Kasus delay atau keterlambatan penerbangan maskapai pada masa lalu sempat tak menjadi perhatian konsumen. Padahal itu merupakan pelanggaran hak-hak konsumen terkait layanan jasa penerbangan apalagi karena kelalaian maskapai. Pasca gugatan David Tobing melawan Lion Air pada 2008, membuahkan hasil hukuman terhadap maskapai untuk mengganti rugi kepada konsumen akibat delay.
“Konsumen jasa penerbangan mulai diperhatikan yaitu dengan terbitnya Keputusan Menteri Perhubungan No. 25 Tahun 2008 yang mengatur tentang tanggung jawab maskapai apabila terjadi keterlambatan yaitu dengan memberikan makanan dan minuman ringan, pengalihan ke maskapai lain dan akomodasi berupa penginapan selama belum diberangkatkan,” kata David Tobing yang pernah menjadi Anggota Badan Perlindungan Konsumen Nasional (BPKN) ini
Aturan soal delay diatur lebih spesifik lagi melalui Peraturan Menteri Perhubungan No. PM 77/2011 tentang Tanggung Jawab Pengangkut Udara, antara lain mengharuskan pihak maskapai mengganti atau bertanggung jawab kepada penumpang atas segala kehilangan atau kerusakan bagasi, pemberian ganti rugi berupa uang akibat delay lebih dari 4 jam, pembatalan penerbangan maupun kecelakaan dalam penerbangan yang mengakibatkan kematian atau luka-luka.
Aksi Jonathan Lee Riches di AS memberikan pelajaran bahwa siapapun punya hak untuk menggugat asalkan dengan pijakan kuat. Meski ngeyel, Riches berupaya menggugah kesadaran publik atau konsumen terhadap keberadaan instrumen hukum. Kisah David Tobing memberikan pesan bahwa gugatan hanyalah sebuah instrumen melakukan perubahan terhadap kepentingan lebih besar.
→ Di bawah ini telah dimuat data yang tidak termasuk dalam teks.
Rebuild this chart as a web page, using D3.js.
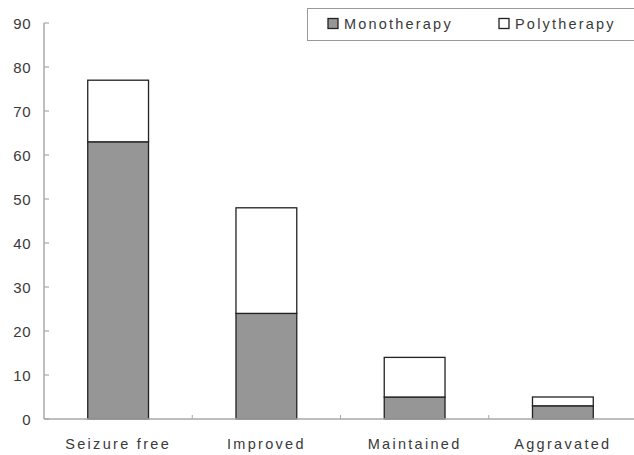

Nilai materi gugatan yang tak seberapa kerap dianggap “konyol”, “ngeyel” karena memang intinya bukan pada nilai gugatannya tapi upaya perubahan. Gugatan-gugatan hukum oleh seseorang merupakan tangga untuk menaikkan harkat konsumen yang hakekatnya “raja” tapi kerap terlupakan.